During Advent, the Orthodox deny themselves many foods, while others enjoy a calendar full of parties
After Christmas, he said, there's more than enough reason to celebrate for many days.
The words Ukrainians use to greet each other every Christmas Day mean "Christ is being born and will continue to be born," Malich said.
"The children believe in Santa Claus, and so do I," said the Rev. Robert Prepelka, pastor of St. John the Baptist Orthodox Church in Ambridge for the last five years of a 25-year priesthood.
His Carpatho-Rusyn congregation and others of the Orthodox faith celebrate Santa's giving spirit in the person of St. Nicholas, a third-century bishop of Myra in Turkey. His feast day for the Orthodox on Dec. 19 is a day for giving presents.
But as a child, Prepelka remembers having a celebration on Dec. 25 with a Christmas tree and presents. The date was close enough to St. Nicholas Day, and the United States was the melting pot, he explained.
"It was difficult for the children," he said about celebrating Christmas later than everyone else.
The "Holy Supper," as the Christmas Eve meal is called, always began when the first star was shining.
"Father always lit a single candle on the table," he said.
"This was the star of Bethlehem."
The father then would anoint the foreheads of those present and sing the main hymn of the day. Afterward, there was a blessing over the food. Next, came the tasting of honey and garlic.
"These things were explained to the children and guests," Prepelka said, "just like during a (Jewish Passover) seder meal."
Each custom has its spiritual corollary: The breaking of bread symbolizes how Jesus is the "Bread of Life," he explained.
The pastor remembered the "fasting soup" that was served. It could be lentil, split pea or mushroom.
"I'm not a mushroom eater," he said, "so I'm not a good Slav."
But his mother chopped the mushrooms small enough that the young boy enjoyed it. A dish of peas, rice and sautéed onions still is one of Prepelka's favorites.
The dishes, all meeting the dietary limitations, were reminiscent of those prepared in the mountain villages where the Carpatho-Rusyn people once lived.
"We're a Slavik group with no country of our own," he said.

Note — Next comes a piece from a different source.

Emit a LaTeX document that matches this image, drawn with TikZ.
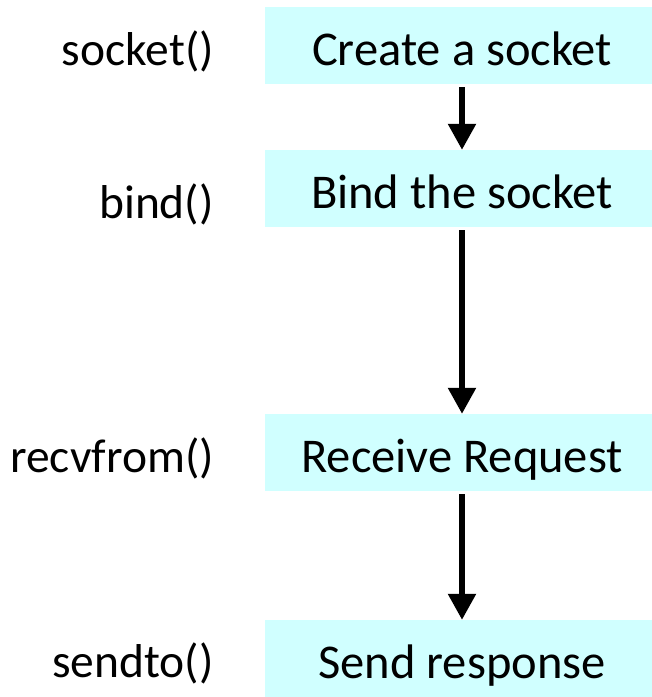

They come from Poland, Ukraine and other places in the Carpathian Mountains, he said.
As the "Holy Supper" fed the people physically, the Great Compline service on Christmas Eve would offer spiritual food in preparation for Christ's birth.
At church on Christmas Day, there is anointing with oil, sharing of the blessed bread, carols and a message from the Metropolitan, a regional church leader.
"The Divine Liturgy is one beautiful thing after another," Prepelka said.
"The highlight is receiving the Eucharist."